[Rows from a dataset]

- - - - - - -

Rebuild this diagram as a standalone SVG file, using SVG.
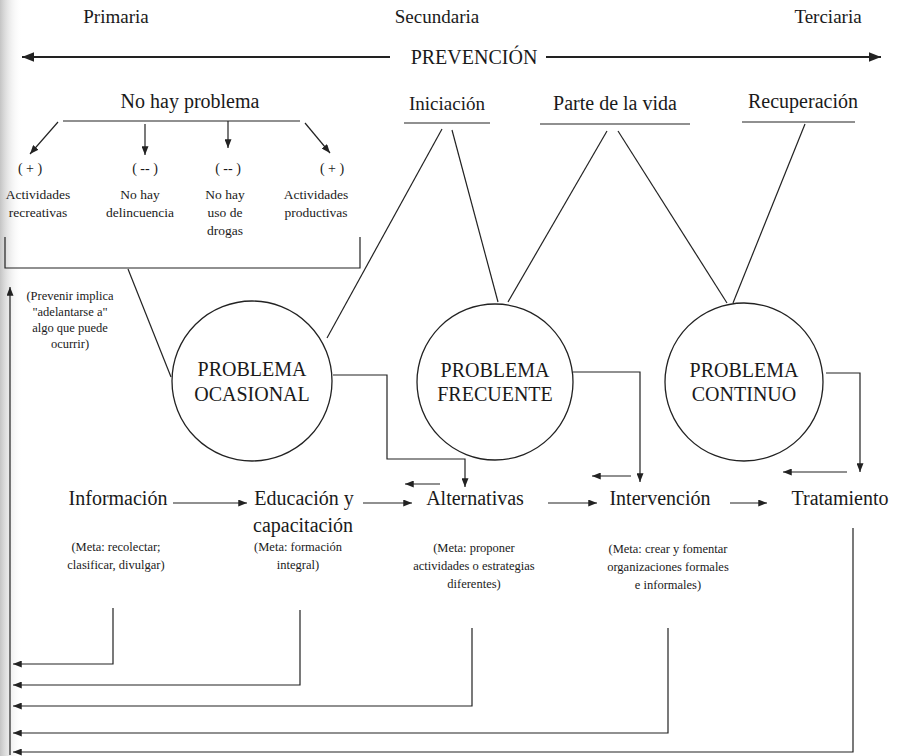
<svg xmlns="http://www.w3.org/2000/svg" width="900" height="756" viewBox="0 0 900 756">
<defs>
<linearGradient id="scan" x1="0" x2="1" y1="0" y2="0">
<stop offset="0" stop-color="#c4c4c4"/>
<stop offset="1" stop-color="#ffffff" stop-opacity="0"/>
</linearGradient>
<marker id="ah" viewBox="0 0 10 8" refX="10" refY="4" markerWidth="9" markerHeight="7" markerUnits="userSpaceOnUse" orient="auto">
<path d="M0,0 L10,4 L0,8 z" fill="#222"/>
</marker>
<marker id="ahb" viewBox="0 0 10 8" refX="10" refY="4" markerWidth="12" markerHeight="10" markerUnits="userSpaceOnUse" orient="auto">
<path d="M0,0 L10,4 L0,8 z" fill="#222"/>
</marker>
</defs>
<style>
text{font-family:"Liberation Serif","Times New Roman",serif;fill:#1a1a1a;text-anchor:middle}
.h{font-size:19px}
.l{font-size:20px}
.s{font-size:13.5px}
.xs{font-size:12.5px}
.m{font-size:14px}
.c{fill:#fff;stroke:#222;stroke-width:1.3}
.ln{fill:none;stroke:#222;stroke-width:1.2}
.ar{fill:none;stroke:#222;stroke-width:1.2;marker-end:url(#ah)}
.big{fill:none;stroke:#222;stroke-width:2;marker-end:url(#ahb)}
</style>
<rect width="900" height="756" fill="#fff"/>
<rect x="0" y="0" width="22" height="756" fill="url(#scan)"/>

<g id="niveles">
<text class="h" x="116" y="23">Primaria</text>
<text class="h" x="437" y="23">Secundaria</text>
<text class="h" x="828" y="23">Terciaria</text>
</g>
<g id="prevencion">
<text class="l" x="474" y="64">PREVENCIÓN</text>
</g>

<g id="no-hay-problema">
<text class="l" x="190" y="108">No hay problema</text>
</g>
<g id="iniciacion">
<text class="h" x="447" y="110">Iniciación</text>
<line class="ln" x1="404" y1="123" x2="490" y2="123"/>
</g>
<g id="parte-de-la-vida">
<text class="l" x="615" y="110">Parte de la vida</text>
<line class="ln" x1="540" y1="124" x2="690" y2="124"/>
</g>
<g id="recuperacion">
<text class="l" x="803" y="108">Recuperación</text>
<line class="ln" x1="742" y1="122" x2="855" y2="122"/>
</g>

<g id="recreativas">
<text class="m" x="30" y="173">( + )</text>
<text class="s" x="38" y="199">Actividades</text>
<text class="s" x="38" y="217">recreativas</text>
</g>
<g id="delincuencia">
<text class="m" x="145" y="173">( -- )</text>
<text class="s" x="140" y="199">No hay</text>
<text class="s" x="140" y="217">delincuencia</text>
</g>
<g id="drogas">
<text class="m" x="228" y="173">( -- )</text>
<text class="s" x="225" y="199">No hay</text>
<text class="s" x="225" y="217">uso de</text>
<text class="s" x="225" y="235">drogas</text>
</g>
<g id="productivas">
<text class="m" x="332" y="173">( + )</text>
<text class="s" x="316" y="199">Actividades</text>
<text class="s" x="316" y="217">productivas</text>
</g>

<g id="nota-prevenir">
<text class="xs" x="70" y="300">(Prevenir implica</text>
<text class="xs" x="70" y="316">"adelantarse a"</text>
<text class="xs" x="70" y="332">algo que puede</text>
<text class="xs" x="70" y="348">ocurrir)</text>
</g>

<g id="connectors">
<line class="big" x1="390" y1="57" x2="22" y2="57"/>
<line class="big" x1="546" y1="57" x2="881" y2="57"/>
<line class="ln" x1="63" y1="121" x2="300" y2="121"/>
<line class="ar" x1="58" y1="122" x2="30" y2="154"/>
<line class="ar" x1="145" y1="124" x2="145" y2="155"/>
<line class="ar" x1="228" y1="121" x2="228" y2="148"/>
<line class="ar" x1="305" y1="123" x2="330" y2="153"/>
<path class="ln" d="M5,237 V268 H360 V237"/>
<line class="ln" x1="128" y1="269" x2="171" y2="377"/>
<line class="ln" x1="442" y1="129" x2="327" y2="338"/>
<line class="ln" x1="452" y1="130" x2="498" y2="302"/>
<line class="ln" x1="607" y1="131" x2="508" y2="302"/>
<line class="ln" x1="618" y1="131" x2="727" y2="303"/>
<line class="ln" x1="805" y1="124" x2="733" y2="303"/>
<path class="ar" d="M333,375 H387 V459 H465 V487"/>
<line class="ar" x1="440" y1="484" x2="405" y2="484"/>
<path class="ar" d="M573,372 H640 V482"/>
<line class="ar" x1="631" y1="476" x2="592" y2="476"/>
<path class="ar" d="M826,373 H860 V472"/>
<line class="ar" x1="847" y1="472" x2="783" y2="472"/>
<line class="ar" x1="173" y1="503" x2="247" y2="503"/>
<line class="ar" x1="363" y1="503" x2="412" y2="503"/>
<line class="ar" x1="548" y1="503" x2="597" y2="503"/>
<line class="ar" x1="730" y1="503" x2="767" y2="503"/>
<path class="ar" d="M113,608 V664 H13"/>
<path class="ar" d="M300,610 V685 H13"/>
<path class="ar" d="M472,628 V706 H13"/>
<path class="ar" d="M668,628 V733 H13"/>
<path class="ar" d="M853,528 V752 H13"/>
<line class="ar" x1="10" y1="755" x2="10" y2="287"/>
</g>

<g id="problema-ocasional">
<circle class="c" cx="252" cy="381" r="80"/>
<text class="l" x="252" y="376">PROBLEMA</text>
<text class="l" x="252" y="401">OCASIONAL</text>
</g>
<g id="problema-frecuente">
<circle class="c" cx="495" cy="382" r="78"/>
<text class="l" x="495" y="377">PROBLEMA</text>
<text class="l" x="495" y="401">FRECUENTE</text>
</g>
<g id="problema-continuo">
<circle class="c" cx="744" cy="382" r="79"/>
<text class="l" x="744" y="377">PROBLEMA</text>
<text class="l" x="744" y="401">CONTINUO</text>
</g>

<g id="informacion">
<text class="l" x="118" y="505">Información</text>
<text class="xs" x="116" y="551">(Meta: recolectar;</text>
<text class="xs" x="116" y="569">clasificar, divulgar)</text>
</g>
<g id="educacion">
<text class="l" x="304" y="505">Educación y</text>
<text class="l" x="303" y="532">capacitación</text>
<text class="xs" x="298" y="551">(Meta: formación</text>
<text class="xs" x="298" y="569">integral)</text>
</g>
<g id="alternativas">
<text class="l" x="475" y="505">Alternativas</text>
<text class="xs" x="474" y="552">(Meta: proponer</text>
<text class="xs" x="474" y="570">actividades o estrategias</text>
<text class="xs" x="474" y="588">diferentes)</text>
</g>
<g id="intervencion">
<text class="l" x="660" y="505">Intervención</text>
<text class="xs" x="668" y="553">(Meta: crear y fomentar</text>
<text class="xs" x="668" y="571">organizaciones formales</text>
<text class="xs" x="668" y="589">e informales)</text>
</g>
<g id="tratamiento">
<text class="l" x="840" y="505">Tratamiento</text>
</g>
</svg>
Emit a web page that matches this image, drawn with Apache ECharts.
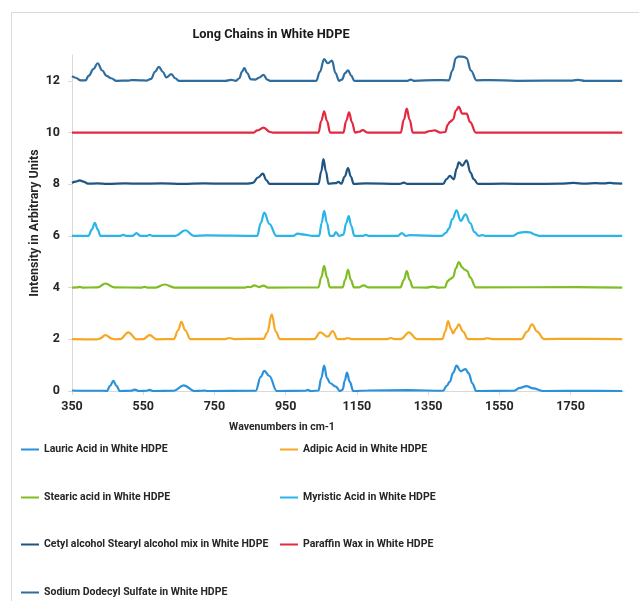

- - - - - - -

*Instruction*: Copy all the data exactly as written, but skip any picture.

*Final result*:
Rebuild this diagram as a standalone SVG file, using SVG.
<svg xmlns="http://www.w3.org/2000/svg" width="900" height="756" viewBox="0 0 900 756">
<defs>
<linearGradient id="scan" x1="0" x2="1" y1="0" y2="0">
<stop offset="0" stop-color="#c4c4c4"/>
<stop offset="1" stop-color="#ffffff" stop-opacity="0"/>
</linearGradient>
<marker id="ah" viewBox="0 0 10 8" refX="10" refY="4" markerWidth="9" markerHeight="7" markerUnits="userSpaceOnUse" orient="auto">
<path d="M0,0 L10,4 L0,8 z" fill="#222"/>
</marker>
<marker id="ahb" viewBox="0 0 10 8" refX="10" refY="4" markerWidth="12" markerHeight="10" markerUnits="userSpaceOnUse" orient="auto">
<path d="M0,0 L10,4 L0,8 z" fill="#222"/>
</marker>
</defs>
<style>
text{font-family:"Liberation Serif","Times New Roman",serif;fill:#1a1a1a;text-anchor:middle}
.h{font-size:19px}
.l{font-size:20px}
.s{font-size:13.5px}
.xs{font-size:12.5px}
.m{font-size:14px}
.c{fill:#fff;stroke:#222;stroke-width:1.3}
.ln{fill:none;stroke:#222;stroke-width:1.2}
.ar{fill:none;stroke:#222;stroke-width:1.2;marker-end:url(#ah)}
.big{fill:none;stroke:#222;stroke-width:2;marker-end:url(#ahb)}
</style>
<rect width="900" height="756" fill="#fff"/>
<rect x="0" y="0" width="22" height="756" fill="url(#scan)"/>

<g id="niveles">
<text class="h" x="116" y="23">Primaria</text>
<text class="h" x="437" y="23">Secundaria</text>
<text class="h" x="828" y="23">Terciaria</text>
</g>
<g id="prevencion">
<text class="l" x="474" y="64">PREVENCIÓN</text>
</g>

<g id="no-hay-problema">
<text class="l" x="190" y="108">No hay problema</text>
</g>
<g id="iniciacion">
<text class="h" x="447" y="110">Iniciación</text>
<line class="ln" x1="404" y1="123" x2="490" y2="123"/>
</g>
<g id="parte-de-la-vida">
<text class="l" x="615" y="110">Parte de la vida</text>
<line class="ln" x1="540" y1="124" x2="690" y2="124"/>
</g>
<g id="recuperacion">
<text class="l" x="803" y="108">Recuperación</text>
<line class="ln" x1="742" y1="122" x2="855" y2="122"/>
</g>

<g id="recreativas">
<text class="m" x="30" y="173">( + )</text>
<text class="s" x="38" y="199">Actividades</text>
<text class="s" x="38" y="217">recreativas</text>
</g>
<g id="delincuencia">
<text class="m" x="145" y="173">( -- )</text>
<text class="s" x="140" y="199">No hay</text>
<text class="s" x="140" y="217">delincuencia</text>
</g>
<g id="drogas">
<text class="m" x="228" y="173">( -- )</text>
<text class="s" x="225" y="199">No hay</text>
<text class="s" x="225" y="217">uso de</text>
<text class="s" x="225" y="235">drogas</text>
</g>
<g id="productivas">
<text class="m" x="332" y="173">( + )</text>
<text class="s" x="316" y="199">Actividades</text>
<text class="s" x="316" y="217">productivas</text>
</g>

<g id="nota-prevenir">
<text class="xs" x="70" y="300">(Prevenir implica</text>
<text class="xs" x="70" y="316">"adelantarse a"</text>
<text class="xs" x="70" y="332">algo que puede</text>
<text class="xs" x="70" y="348">ocurrir)</text>
</g>

<g id="connectors">
<line class="big" x1="390" y1="57" x2="22" y2="57"/>
<line class="big" x1="546" y1="57" x2="881" y2="57"/>
<line class="ln" x1="63" y1="121" x2="300" y2="121"/>
<line class="ar" x1="58" y1="122" x2="30" y2="154"/>
<line class="ar" x1="145" y1="124" x2="145" y2="155"/>
<line class="ar" x1="228" y1="121" x2="228" y2="148"/>
<line class="ar" x1="305" y1="123" x2="330" y2="153"/>
<path class="ln" d="M5,237 V268 H360 V237"/>
<line class="ln" x1="128" y1="269" x2="171" y2="377"/>
<line class="ln" x1="442" y1="129" x2="327" y2="338"/>
<line class="ln" x1="452" y1="130" x2="498" y2="302"/>
<line class="ln" x1="607" y1="131" x2="508" y2="302"/>
<line class="ln" x1="618" y1="131" x2="727" y2="303"/>
<line class="ln" x1="805" y1="124" x2="733" y2="303"/>
<path class="ar" d="M333,375 H387 V459 H465 V487"/>
<line class="ar" x1="440" y1="484" x2="405" y2="484"/>
<path class="ar" d="M573,372 H640 V482"/>
<line class="ar" x1="631" y1="476" x2="592" y2="476"/>
<path class="ar" d="M826,373 H860 V472"/>
<line class="ar" x1="847" y1="472" x2="783" y2="472"/>
<line class="ar" x1="173" y1="503" x2="247" y2="503"/>
<line class="ar" x1="363" y1="503" x2="412" y2="503"/>
<line class="ar" x1="548" y1="503" x2="597" y2="503"/>
<line class="ar" x1="730" y1="503" x2="767" y2="503"/>
<path class="ar" d="M113,608 V664 H13"/>
<path class="ar" d="M300,610 V685 H13"/>
<path class="ar" d="M472,628 V706 H13"/>
<path class="ar" d="M668,628 V733 H13"/>
<path class="ar" d="M853,528 V752 H13"/>
<line class="ar" x1="10" y1="755" x2="10" y2="287"/>
</g>

<g id="problema-ocasional">
<circle class="c" cx="252" cy="381" r="80"/>
<text class="l" x="252" y="376">PROBLEMA</text>
<text class="l" x="252" y="401">OCASIONAL</text>
</g>
<g id="problema-frecuente">
<circle class="c" cx="495" cy="382" r="78"/>
<text class="l" x="495" y="377">PROBLEMA</text>
<text class="l" x="495" y="401">FRECUENTE</text>
</g>
<g id="problema-continuo">
<circle class="c" cx="744" cy="382" r="79"/>
<text class="l" x="744" y="377">PROBLEMA</text>
<text class="l" x="744" y="401">CONTINUO</text>
</g>

<g id="informacion">
<text class="l" x="118" y="505">Información</text>
<text class="xs" x="116" y="551">(Meta: recolectar;</text>
<text class="xs" x="116" y="569">clasificar, divulgar)</text>
</g>
<g id="educacion">
<text class="l" x="304" y="505">Educación y</text>
<text class="l" x="303" y="532">capacitación</text>
<text class="xs" x="298" y="551">(Meta: formación</text>
<text class="xs" x="298" y="569">integral)</text>
</g>
<g id="alternativas">
<text class="l" x="475" y="505">Alternativas</text>
<text class="xs" x="474" y="552">(Meta: proponer</text>
<text class="xs" x="474" y="570">actividades o estrategias</text>
<text class="xs" x="474" y="588">diferentes)</text>
</g>
<g id="intervencion">
<text class="l" x="660" y="505">Intervención</text>
<text class="xs" x="668" y="553">(Meta: crear y fomentar</text>
<text class="xs" x="668" y="571">organizaciones formales</text>
<text class="xs" x="668" y="589">e informales)</text>
</g>
<g id="tratamiento">
<text class="l" x="840" y="505">Tratamiento</text>
</g>
</svg>
Emit a web page that matches this image, drawn with Apache ECharts.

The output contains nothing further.